GIVEN INSTRUCTION:
Wherever a line holds the word "this", copy that line out.

GIVEN RECORDS:
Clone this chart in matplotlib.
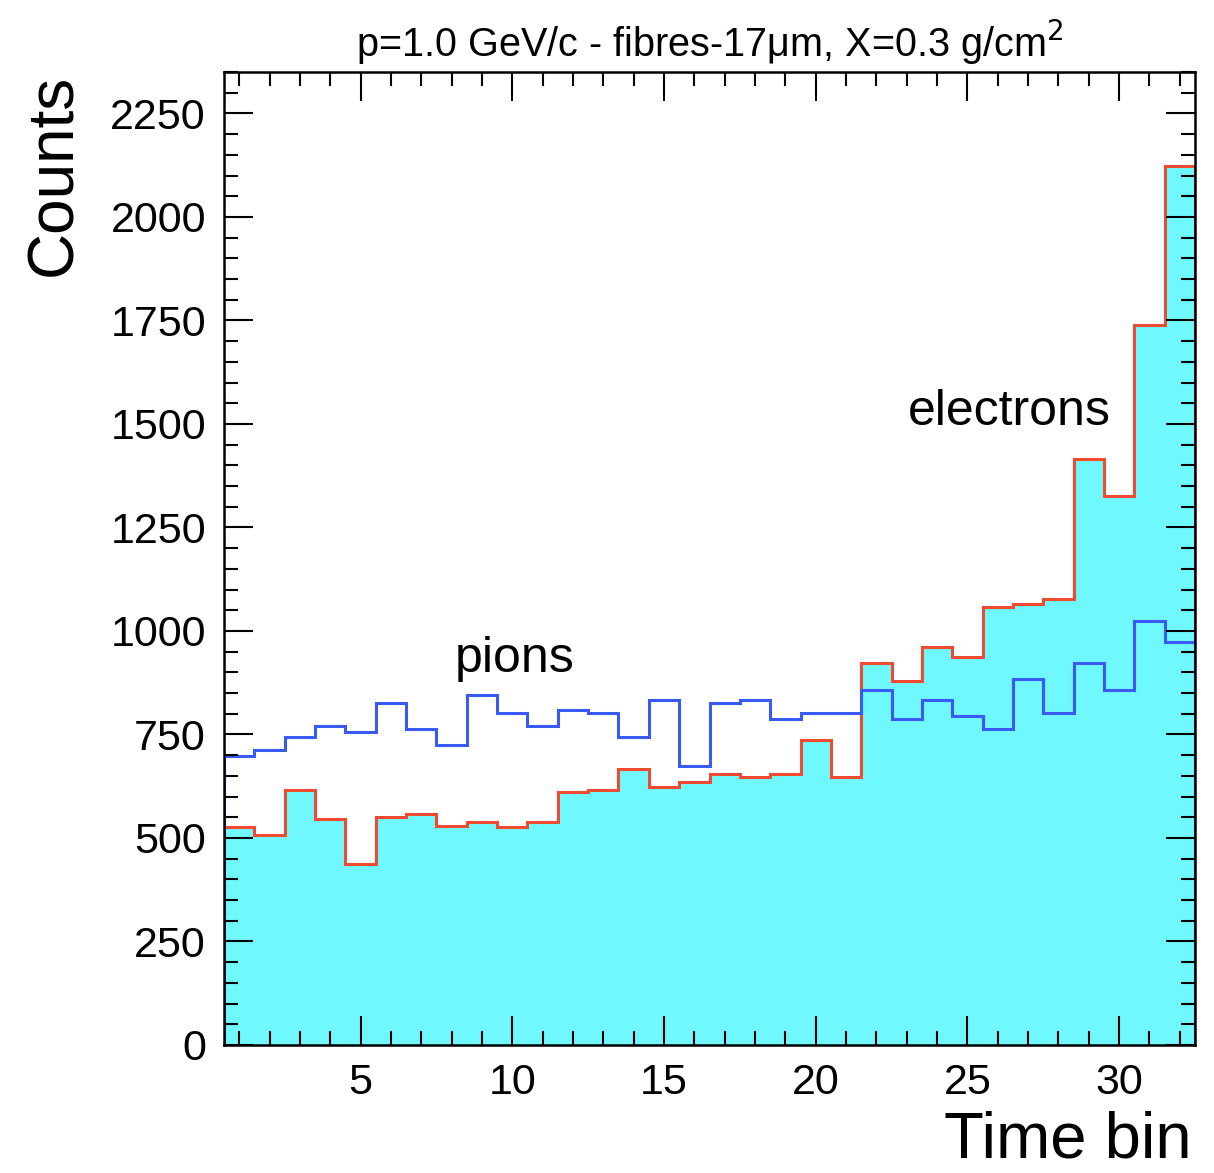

==

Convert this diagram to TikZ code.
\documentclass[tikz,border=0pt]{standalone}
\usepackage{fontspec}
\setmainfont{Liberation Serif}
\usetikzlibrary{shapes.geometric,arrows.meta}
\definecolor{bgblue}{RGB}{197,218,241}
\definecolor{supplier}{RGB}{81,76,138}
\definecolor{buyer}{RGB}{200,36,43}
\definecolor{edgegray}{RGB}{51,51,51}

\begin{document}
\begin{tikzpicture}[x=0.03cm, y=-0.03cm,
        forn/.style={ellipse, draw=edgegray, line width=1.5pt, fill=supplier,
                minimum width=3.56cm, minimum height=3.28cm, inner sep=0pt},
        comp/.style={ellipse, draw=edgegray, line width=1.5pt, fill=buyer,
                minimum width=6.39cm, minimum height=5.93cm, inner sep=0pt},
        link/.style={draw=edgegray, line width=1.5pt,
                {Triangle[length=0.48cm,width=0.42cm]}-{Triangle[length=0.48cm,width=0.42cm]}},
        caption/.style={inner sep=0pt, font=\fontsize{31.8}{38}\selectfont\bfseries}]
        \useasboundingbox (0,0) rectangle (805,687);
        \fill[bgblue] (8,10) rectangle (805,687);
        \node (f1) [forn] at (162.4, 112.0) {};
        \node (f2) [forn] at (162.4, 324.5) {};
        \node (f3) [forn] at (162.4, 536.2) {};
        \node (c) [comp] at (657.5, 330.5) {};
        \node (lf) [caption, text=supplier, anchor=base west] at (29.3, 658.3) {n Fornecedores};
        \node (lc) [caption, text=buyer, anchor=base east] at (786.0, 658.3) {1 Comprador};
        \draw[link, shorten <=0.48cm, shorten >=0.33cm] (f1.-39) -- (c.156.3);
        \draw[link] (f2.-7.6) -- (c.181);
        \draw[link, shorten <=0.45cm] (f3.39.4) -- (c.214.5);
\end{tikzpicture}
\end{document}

==

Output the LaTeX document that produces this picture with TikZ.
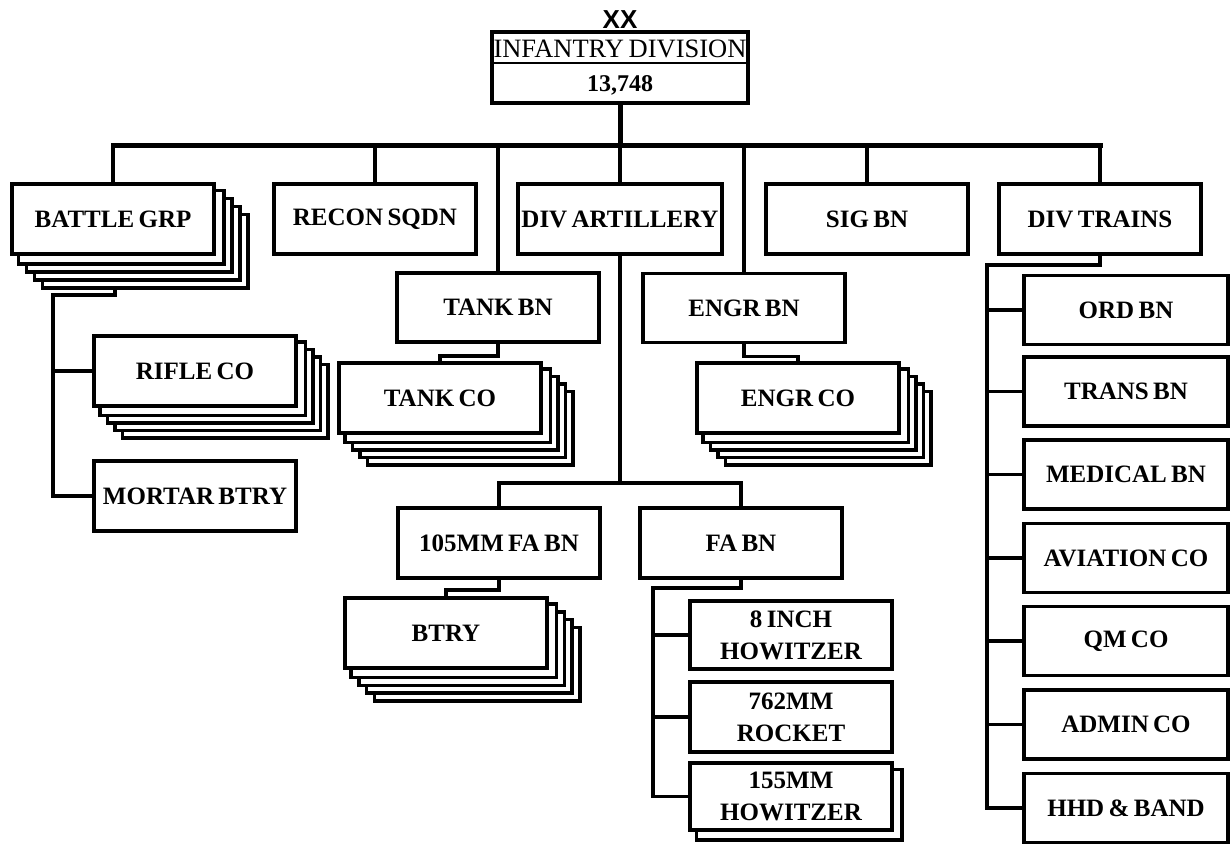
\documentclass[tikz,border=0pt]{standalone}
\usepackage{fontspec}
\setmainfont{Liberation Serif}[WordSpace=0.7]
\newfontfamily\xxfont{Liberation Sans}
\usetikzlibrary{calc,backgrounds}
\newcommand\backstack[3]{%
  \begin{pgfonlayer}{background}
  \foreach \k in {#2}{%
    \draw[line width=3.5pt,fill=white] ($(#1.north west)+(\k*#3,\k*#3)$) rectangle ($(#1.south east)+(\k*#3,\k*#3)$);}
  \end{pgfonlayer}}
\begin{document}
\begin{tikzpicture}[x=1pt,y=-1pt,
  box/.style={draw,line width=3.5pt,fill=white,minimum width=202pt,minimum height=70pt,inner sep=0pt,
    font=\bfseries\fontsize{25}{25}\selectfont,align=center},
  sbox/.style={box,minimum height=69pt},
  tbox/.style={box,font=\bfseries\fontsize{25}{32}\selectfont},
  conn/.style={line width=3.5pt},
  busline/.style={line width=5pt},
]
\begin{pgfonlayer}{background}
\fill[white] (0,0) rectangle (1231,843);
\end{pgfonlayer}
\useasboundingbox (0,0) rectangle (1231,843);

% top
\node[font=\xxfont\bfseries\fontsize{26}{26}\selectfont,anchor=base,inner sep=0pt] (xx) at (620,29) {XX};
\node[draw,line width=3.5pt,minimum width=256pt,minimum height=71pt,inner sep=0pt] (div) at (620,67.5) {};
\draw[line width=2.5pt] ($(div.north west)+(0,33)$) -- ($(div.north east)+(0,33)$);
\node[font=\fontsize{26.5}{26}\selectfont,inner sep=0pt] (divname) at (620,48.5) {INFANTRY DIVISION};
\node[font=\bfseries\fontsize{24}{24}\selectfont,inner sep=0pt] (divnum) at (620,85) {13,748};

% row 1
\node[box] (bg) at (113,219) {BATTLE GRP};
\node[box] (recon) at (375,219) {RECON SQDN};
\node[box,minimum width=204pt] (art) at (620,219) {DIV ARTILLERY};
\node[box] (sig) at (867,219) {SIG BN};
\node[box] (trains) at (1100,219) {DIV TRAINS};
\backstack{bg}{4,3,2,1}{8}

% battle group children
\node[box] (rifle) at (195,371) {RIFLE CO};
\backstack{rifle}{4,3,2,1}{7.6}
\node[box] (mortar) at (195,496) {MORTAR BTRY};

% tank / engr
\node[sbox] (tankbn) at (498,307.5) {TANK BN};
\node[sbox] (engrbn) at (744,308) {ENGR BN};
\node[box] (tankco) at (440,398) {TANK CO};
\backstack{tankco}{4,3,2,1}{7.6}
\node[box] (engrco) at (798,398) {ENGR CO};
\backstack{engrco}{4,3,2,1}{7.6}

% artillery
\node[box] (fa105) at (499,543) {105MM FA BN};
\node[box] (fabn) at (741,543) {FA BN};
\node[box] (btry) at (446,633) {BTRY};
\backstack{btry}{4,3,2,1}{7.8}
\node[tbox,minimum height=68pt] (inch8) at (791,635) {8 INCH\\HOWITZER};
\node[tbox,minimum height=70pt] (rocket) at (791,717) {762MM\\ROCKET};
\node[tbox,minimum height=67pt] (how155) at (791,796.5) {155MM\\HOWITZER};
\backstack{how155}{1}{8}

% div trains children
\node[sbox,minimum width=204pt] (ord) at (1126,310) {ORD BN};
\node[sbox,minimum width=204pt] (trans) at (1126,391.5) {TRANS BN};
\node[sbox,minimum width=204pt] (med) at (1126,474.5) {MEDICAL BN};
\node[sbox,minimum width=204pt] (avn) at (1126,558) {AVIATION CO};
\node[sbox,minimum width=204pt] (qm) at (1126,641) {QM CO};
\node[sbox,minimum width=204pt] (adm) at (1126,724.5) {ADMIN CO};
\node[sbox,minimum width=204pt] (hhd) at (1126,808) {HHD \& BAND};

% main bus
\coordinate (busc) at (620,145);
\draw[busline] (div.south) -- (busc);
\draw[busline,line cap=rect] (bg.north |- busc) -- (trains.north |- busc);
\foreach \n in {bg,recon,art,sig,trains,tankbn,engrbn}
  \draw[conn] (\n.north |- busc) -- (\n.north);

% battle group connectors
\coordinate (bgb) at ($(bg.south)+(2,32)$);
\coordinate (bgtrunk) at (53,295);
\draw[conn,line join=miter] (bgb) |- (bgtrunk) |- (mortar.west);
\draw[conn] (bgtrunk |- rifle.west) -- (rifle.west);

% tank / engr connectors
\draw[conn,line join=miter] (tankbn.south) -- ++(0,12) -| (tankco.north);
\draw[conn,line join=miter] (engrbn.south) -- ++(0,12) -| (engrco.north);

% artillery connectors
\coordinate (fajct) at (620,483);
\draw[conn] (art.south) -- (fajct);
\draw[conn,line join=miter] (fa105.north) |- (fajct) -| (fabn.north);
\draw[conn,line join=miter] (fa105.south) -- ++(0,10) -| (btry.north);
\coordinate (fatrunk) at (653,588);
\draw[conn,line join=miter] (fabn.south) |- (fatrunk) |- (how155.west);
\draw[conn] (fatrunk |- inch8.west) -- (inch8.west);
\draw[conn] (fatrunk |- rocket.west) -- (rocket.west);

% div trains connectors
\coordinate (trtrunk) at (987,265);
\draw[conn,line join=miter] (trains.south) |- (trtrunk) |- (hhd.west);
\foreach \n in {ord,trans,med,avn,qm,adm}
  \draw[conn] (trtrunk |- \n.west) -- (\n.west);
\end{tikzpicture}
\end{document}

REPLY:
Clone this chart in matplotlib.
Convert this diagram to TikZ code.
Output the LaTeX document that produces this picture with TikZ.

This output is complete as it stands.